After their Coraline and especially their Paranorman, easily the best animated film of 2012, I looked forward to the next film from stop-motion geniuses Laika with great anticipation. They seemed to have carved their own niche in the over-populated animated movie genre with their unique look, mature themes, dark feel and a refusal to fall into the trap of easy slapstick [though humour still remains] and pop culture references which is common with this genre. The Boxtrolls isn’t really up there with Paranorman, but is another treat that adults should enjoy along with their kids, though this one is even creepier in places, especially with the early scenes as well as the distinctly grotesque look to some of the characters [some of which have Burtonesque spindly legs], though we should all know that most kids love gross visuals like maggots being eaten and a character who balloons horribly when he eats cheese. The film’s chief message of tolerance is handled in quite a complex fashion – the Boxtrolls are ugly, eat bugs and live in a skanky place, but that’s the point, that there are different ways of life and even if other way of life looks weird to you, that doesn’t excuse genocide – and other themes , such as class, the possibility of change, and the positiveness of being ‘Green’, are effectively transmitted without beating you over the head.

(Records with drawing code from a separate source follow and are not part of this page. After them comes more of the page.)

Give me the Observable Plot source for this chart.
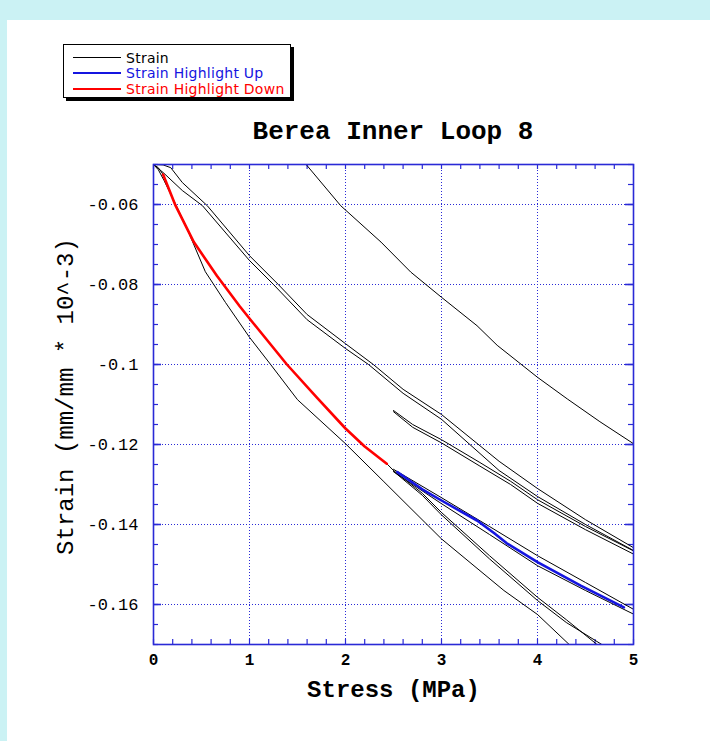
<!DOCTYPE html>
<html><head><meta charset="utf-8">
<script src="https://cdn.jsdelivr.net/npm/d3@7"></script>
<script src="https://cdn.jsdelivr.net/npm/@observablehq/plot@0.6"></script>
<style>
html,body{margin:0;padding:0;}
body{width:710px;height:741px;background:#cbf2f4;position:relative;overflow:hidden;}
#panel{position:absolute;left:7px;top:20px;width:703px;height:721px;background:#fff;}
#legend{position:absolute;left:63px;top:44px;width:226px;height:52px;border:1px solid #000;box-shadow:3px 3px 0 #000;background:#fff;font-family:"DejaVu Sans",sans-serif;font-size:14px;letter-spacing:0.25px;}
.row{position:absolute;left:9px;height:15px;display:flex;align-items:center;white-space:nowrap;}
.sw{width:48px;margin-right:5px;}
#title{position:absolute;left:153px;width:480px;top:117px;text-align:center;font:bold 26px "Liberation Mono",monospace;}
#chart{position:absolute;left:0;top:150px;}
</style></head><body>
<div id="panel"></div>
<div id="legend"></div>
<div id="title"></div>
<div id="chart"></div>
<script>
// ---- data (Stress MPa, Strain) ----
const titleText = "Berea Inner Loop 8";
const xLabel = "Stress (MPa)";
const yLabel = "Strain (mm/mm * 10^-3)";
const seriesNames = ["Strain", "Strain Highlight Up", "Strain Highlight Down"];
const xTicks = [0, 1, 2, 3, 4, 5];
const xTickLabels = ["0", "1", "2", "3", "4", "5"];
const yTicks = [-0.06, -0.08, -0.1, -0.12, -0.14, -0.16];
const yTickLabels = ["-0.06", "-0.08", "-0.1", "-0.12", "-0.14", "-0.16"];

const strainTop = [[1.59,-0.05],[1.95,-0.0603],[2.37,-0.0694],[2.68,-0.0769],[3.0,-0.0832],[3.37,-0.0903],[3.58,-0.0952],[4.0,-0.1032],[4.31,-0.1086],[4.65,-0.1143],[5.0,-0.1198]];
const strainA1 = [[0,-0.05],[0.1,-0.0501],[0.18,-0.0508],[0.3,-0.0545],[0.56,-0.0603],[1.0,-0.0728],[1.3,-0.08],[1.6,-0.0875],[2.0,-0.0948],[2.29,-0.1],[2.6,-0.1062],[3.0,-0.1125],[3.6,-0.1242],[4.0,-0.131],[4.5,-0.1388],[5.0,-0.1458]];
const strainA2 = [[0,-0.05],[0.1,-0.052],[0.3,-0.0565],[0.51,-0.0603],[1.0,-0.074],[1.25,-0.08],[1.6,-0.0888],[2.0,-0.096],[2.24,-0.1],[2.6,-0.1072],[3.0,-0.1137],[3.6,-0.1265],[4.0,-0.133],[4.5,-0.14],[5.0,-0.1465]];
const strainB1 = [[2.5,-0.1115],[2.7,-0.115],[3.0,-0.1188],[3.4,-0.1245],[3.72,-0.1292],[4.0,-0.1338],[4.5,-0.1405],[5.0,-0.1466]];
const strainB2 = [[2.5,-0.1118],[2.7,-0.1157],[3.0,-0.1196],[3.4,-0.1254],[3.72,-0.13],[4.0,-0.1347],[4.5,-0.1413],[5.0,-0.1474]];
const strainL1 = [[0,-0.05],[0.05,-0.0513],[0.11,-0.054],[0.32,-0.0644],[0.54,-0.0768],[0.75,-0.0845],[1.0,-0.0932],[1.22,-0.1],[1.5,-0.1088],[2.0,-0.1198],[2.4,-0.1293],[3.0,-0.1436],[3.65,-0.1565],[4.0,-0.1625],[4.33,-0.17]];
const strainDown = [[0,-0.05],[0.05,-0.0508],[0.1,-0.0525],[0.23,-0.0603],[0.42,-0.0694],[0.66,-0.0778],[0.9,-0.0855],[1.0,-0.0885],[1.39,-0.1],[1.7,-0.1082],[2.0,-0.116],[2.2,-0.1205],[2.43,-0.1248],[2.5,-0.1265]];
const strainC1 = [[2.5,-0.1262],[3.0,-0.1333],[3.5,-0.1405],[4.0,-0.1478],[4.5,-0.1545],[5.0,-0.1612]];
const strainC2 = [[2.5,-0.1268],[3.0,-0.1348],[3.5,-0.1425],[4.0,-0.1503],[4.5,-0.1565],[5.0,-0.1624]];
const strainD1 = [[2.5,-0.1265],[2.8,-0.1322],[3.0,-0.137],[3.5,-0.1478],[4.0,-0.1582],[4.3,-0.1638],[4.62,-0.17]];
const strainD2 = [[2.5,-0.1267],[2.8,-0.1327],[3.0,-0.1376],[3.5,-0.1486],[4.0,-0.159],[4.3,-0.1645],[4.67,-0.17]];
const highlightDown = [[0.1,-0.0525],[0.23,-0.0603],[0.42,-0.0694],[0.66,-0.0778],[0.9,-0.0855],[1.0,-0.0885],[1.39,-0.1],[1.7,-0.1082],[2.0,-0.116],[2.2,-0.1205],[2.43,-0.1248]];
const highlightUp = [[2.54,-0.1269],[2.8,-0.1312],[3.0,-0.134],[3.37,-0.139],[3.55,-0.1422],[3.68,-0.1447],[4.0,-0.1494],[4.45,-0.1553],[4.9,-0.1607]];

// ---- build ----
const BLUE = "#2a2ad6";
const segs = {strainTop, strainA1, strainA2, strainB1, strainB2, strainL1, strainDown, strainC1, strainC2, strainD1, strainD2};
const blackRows = Object.entries(segs).flatMap(([k, pts]) => pts.map(([x, y]) => ({seg: k, x, y})));
const toRows = pts => pts.map(([x, y]) => ({x, y}));
const xDom = [0, 5], yDom = [-0.17, -0.05];
const xMinor = d3.range(0, 5.0001, 0.2).map(v => +v.toFixed(2));
const yMinor = d3.range(-0.17, -0.04999, 0.005).map(v => +v.toFixed(3));

// legend
const legend = document.getElementById("legend");
[["#000", 1], ["#1515e0", 2.5], ["#ff0000", 2.5]].forEach(([c, w], i) => {
  const r = document.createElement("div");
  r.className = "row";
  r.style.top = (5 + i * 15.5) + "px";
  r.innerHTML = `<div class="sw" style="border-top:${w}px solid ${c}"></div><span style="color:${c}">${seriesNames[i]}</span>`;
  legend.appendChild(r);
});
document.getElementById("title").textContent = titleText;

const tickStyle = {stroke: BLUE, strokeWidth: 1.2};
const chart = Plot.plot({
  width: 710, height: 570,
  marginLeft: 153, marginRight: 77, marginTop: 14, marginBottom: 76,
  x: {domain: xDom},
  y: {domain: yDom},
  style: {background: "transparent", fontFamily: "Liberation Mono, monospace", color: "#000"},
  marks: [
    Plot.ruleX(xTicks.slice(1, -1), {stroke: BLUE, strokeWidth: 1, strokeDasharray: "1,2"}),
    Plot.ruleY(yTicks, {stroke: BLUE, strokeWidth: 1, strokeDasharray: "1,2"}),
    // inward ticks
    Plot.ruleX(xMinor, {x: d => d, y1: () => yDom[0], y2: () => yDom[0], insetBottom: 5, ...tickStyle}),
    Plot.ruleX(xMinor, {x: d => d, y1: () => yDom[1], y2: () => yDom[1], insetTop: 5, ...tickStyle}),
    Plot.ruleY(yMinor, {y: d => d, x1: () => xDom[0], x2: () => xDom[0], insetLeft: 5, ...tickStyle}),
    Plot.ruleY(yMinor, {y: d => d, x1: () => xDom[1], x2: () => xDom[1], insetRight: 5, ...tickStyle}),
    Plot.ruleY(yTicks, {y: d => d, x1: () => xDom[0], x2: () => xDom[0], insetLeft: 8, stroke: BLUE, strokeWidth: 1.6}),
    Plot.ruleY(yTicks, {y: d => d, x1: () => xDom[1], x2: () => xDom[1], insetRight: 8, stroke: BLUE, strokeWidth: 1.6}),
    // data
    Plot.line(blackRows, {x: "x", y: "y", z: "seg", stroke: "#000", strokeWidth: 1, clip: true}),
    Plot.line(toRows(highlightDown), {x: "x", y: "y", stroke: "#ff0000", strokeWidth: 2.6}),
    Plot.line(toRows(highlightUp), {x: "x", y: "y", stroke: "#1515e0", strokeWidth: 2.6}),
    Plot.frame({stroke: BLUE, strokeWidth: 1.6}),
    Plot.axisX({ticks: xTicks, tickSize: 0, tickPadding: 9, tickFormat: (d, i) => xTickLabels[i], fontSize: 16, fontWeight: "bold", label: null}),
    Plot.axisY({ticks: yTicks, tickSize: 0, tickPadding: 15, tickFormat: (d, i) => yTickLabels[i], fontSize: 17, label: null}),
    Plot.text([xLabel], {text: d => d, frameAnchor: "bottom", dy: 52, fontSize: 24, fontWeight: "bold", fontFamily: "Liberation Mono, monospace"}),
    Plot.text([yLabel], {text: d => d, frameAnchor: "left", textAnchor: "middle", dx: -88, dy: -8, rotate: -90, fontSize: 24, fontFamily: "Liberation Mono, monospace"})
  ]
});
document.getElementById("chart").appendChild(chart);
</script>
</body></html>
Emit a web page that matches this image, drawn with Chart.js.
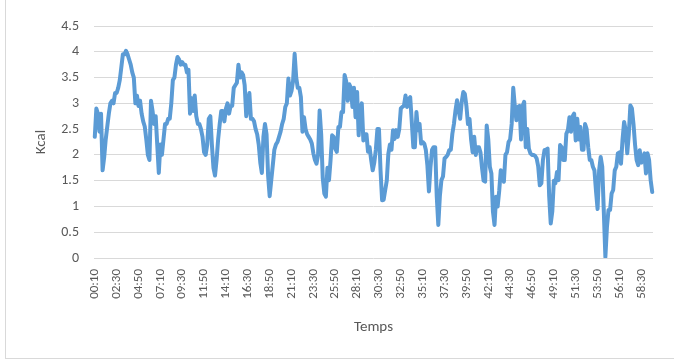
<!DOCTYPE html>
<html><head><meta charset="utf-8">
<script src="https://cdn.jsdelivr.net/npm/chart.js@4"></script>
<style>
html,body{margin:0;padding:0;background:#fff;}
#wrap{position:relative;width:674px;height:360px;overflow:hidden;background:#fff;}
#frame{position:absolute;left:5px;top:-2px;width:700px;height:361px;border-left:1px solid #d9d9d9;border-bottom:1px solid #d9d9d9;box-sizing:border-box;}
canvas{position:absolute;left:0;top:0;}
</style></head><body>
<div id="wrap"><div id="frame"></div><canvas id="c" width="674" height="360"></canvas></div>
<script>
// Kcal every 10 s, starting at 00:10
const kcal = [
2.35,2.9,2.8,2.45,2.8,1.7,1.95,2.3,2.55,2.8,
3.0,3.05,3.0,3.2,3.2,3.3,3.45,3.7,3.95,3.95,
4.02,3.95,3.85,3.75,3.6,3.5,3.0,3.15,2.95,3.05,
2.8,2.65,2.55,2.3,2.0,1.9,3.05,2.85,2.6,2.75,
2.2,1.65,2.2,2.0,2.3,2.6,2.6,2.7,2.7,3.0,
3.45,3.5,3.75,3.9,3.85,3.75,3.8,3.75,3.75,3.6,
3.65,2.8,3.1,2.85,3.15,2.75,2.6,2.6,2.5,2.35,
2.05,2.0,2.2,2.7,2.75,2.2,1.75,1.6,1.9,2.3,
2.6,2.85,2.85,2.65,2.9,3.0,2.8,2.95,2.95,3.3,
3.35,3.4,3.75,3.5,3.6,3.55,3.35,2.75,2.95,3.2,
2.7,2.7,2.65,2.5,2.4,2.2,1.85,1.65,2.35,2.6,
2.4,1.6,1.2,1.5,1.8,2.1,2.2,2.25,2.35,2.45,
2.6,2.7,2.93,3.0,3.48,3.15,3.24,3.44,3.96,3.5,
3.3,3.3,3.12,2.45,2.73,2.5,2.4,2.35,2.3,2.22,
2.03,1.9,1.83,2.0,2.86,2.4,1.55,1.25,1.19,1.75,
1.51,1.9,2.38,2.35,2.12,2.06,2.54,2.54,2.83,2.83,
3.55,3.43,3.05,3.37,3.3,2.93,3.3,2.73,3.22,2.38,
2.9,3.0,2.28,2.4,2.4,2.06,2.15,1.9,1.7,1.85,
2.1,2.5,2.5,1.7,1.12,1.13,1.32,1.5,2.02,2.2,
2.1,2.48,2.31,2.48,2.35,2.5,2.9,2.93,2.95,3.15,
2.93,3.08,3.12,2.65,2.15,2.15,2.83,2.48,2.6,2.22,
2.25,2.22,2.1,1.8,1.29,1.77,2.1,2.15,2.15,1.2,
0.64,1.2,1.51,1.58,1.93,1.96,2.0,2.09,2.1,2.41,
2.6,2.86,3.06,2.86,2.7,3.03,3.22,3.18,2.95,2.6,
2.7,2.3,2.05,2.35,2.0,2.15,2.15,2.05,1.75,1.5,
1.48,2.57,2.3,1.77,1.64,0.9,0.64,1.19,1.0,1.3,
1.7,1.6,1.48,2.0,2.05,2.25,2.3,2.6,3.3,2.95,
2.67,2.93,2.95,2.3,2.95,3.03,2.15,2.5,2.12,2.03,
2.0,2.0,1.98,1.93,1.77,1.41,1.45,1.9,2.09,2.1,
2.12,1.2,0.67,0.9,1.5,1.45,1.67,1.51,2.19,2.15,
1.9,1.9,2.41,2.48,2.73,2.45,2.75,2.8,2.28,2.7,
2.3,2.54,2.1,2.1,2.6,2.5,2.15,1.9,1.9,1.77,
1.7,1.3,0.95,1.7,1.96,1.77,0.9,0.02,0.6,0.93,
0.93,1.25,1.32,1.7,1.77,2.03,2.05,1.83,2.3,2.64,
2.48,2.03,2.4,2.96,2.9,2.6,2.2,1.9,1.8,2.09,
1.85,1.9,2.03,1.64,2.03,1.9,1.51,1.28
];
const tickLabels = ["00:10","02:30","04:50","07:10","09:30","11:50","14:10","16:30","18:50","21:10","23:30","25:50","28:10","30:30","32:50","35:10","37:30","39:50","42:10","44:30","46:50","49:10","51:30","53:50","56:10","58:30"];
const yMin = 0, yMax = 4.5, yStep = 0.5;
const xTitle = "Temps", yTitle = "Kcal";

function fmt(sec){const m=Math.floor(sec/60), s=sec%60;return String(m).padStart(2,'0')+':'+String(s).padStart(2,'0');}
const times = kcal.map((_, i) => fmt((i + 1) * 10));

const FONT = "Carlito, Lato, 'Open Sans', sans-serif";
const TXT = '#595959';

new Chart(document.getElementById('c'), {
  type: 'line',
  data: {
    labels: times,
    datasets: [{
      data: kcal,
      borderColor: '#5B9BD5',
      borderWidth: 4,
      pointRadius: 0,
      pointHoverRadius: 0,
      tension: 0,
      fill: false,
      borderJoinStyle: 'round',
      borderCapStyle: 'round'
    }]
  },
  options: {
    responsive: false,
    animation: false,
    devicePixelRatio: 1,
    layout: { padding: { left: 28, right: 21, top: 26, bottom: 20 } },
    plugins: { legend: { display: false }, tooltip: { enabled: false } },
    scales: {
      x: {
        type: 'category',
        offset: true,
        grid: { display: false, drawTicks: false },
        border: { display: false },
        ticks: {
          autoSkip: false, minRotation: 90, maxRotation: 90, padding: 11,
          color: TXT, font: { family: FONT, size: 13 },
          callback: function(v) { const l = this.getLabelForValue(v); return tickLabels.includes(l) ? l : null; }
        },
        title: { display: true, text: xTitle, color: TXT, font: { family: FONT, size: 15 }, padding: { top: 4, bottom: 4 } },
        afterFit: s => { s.height = 82; }
      },
      y: {
        min: yMin, max: yMax,
        grid: { color: '#d9d9d9', lineWidth: 1, drawTicks: false },
        border: { display: false },
        ticks: { stepSize: yStep, padding: 15, color: TXT, font: { family: FONT, size: 14 },
          callback: v => String(Math.round(v * 10) / 10) },
        title: { display: true, text: yTitle, color: TXT, font: { family: FONT, size: 15 }, padding: { top: 4, bottom: 4 } },
        afterFit: s => { s.width = 66; }
      }
    }
  }
});
</script>
</body></html>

The steam punk setting is superbly evoked with fantastic attention to detail, and the title characters, who sound a bit like Critters and are perhaps influenced by Despicable Me’s Minions, quickly rather endearing despite their ugliness. Characterisation is mostly strong, though you can tell where much of the story is going after a while, and, while the stop-motion sometimes reaches new heights of technical brilliance, especially during an elaborate dance sequence, while still retaining as Aardmann-style hand-made vibe, some of the action is a bit blurry and has too many close-ups. Whether the former is due to the techniques used or it being filmed in 3D [which, as usual, I didn’t bother with] I’m not sure. Very Terry Gilliam-influenced [and Eric Idle wrote a song for it too to go along with Dario Marionelli’s superb score], and acted with relish by its voice cast [though as usual Richard Ayaode almost steals the show], this never becomes quite as good as you want, but still stands out in what hasn’t been too good a year for animated movies so far [though The Book Of Life is nearly here!] and is another intelligent, yet still entertaining, animated fantasy with some depth from this studio.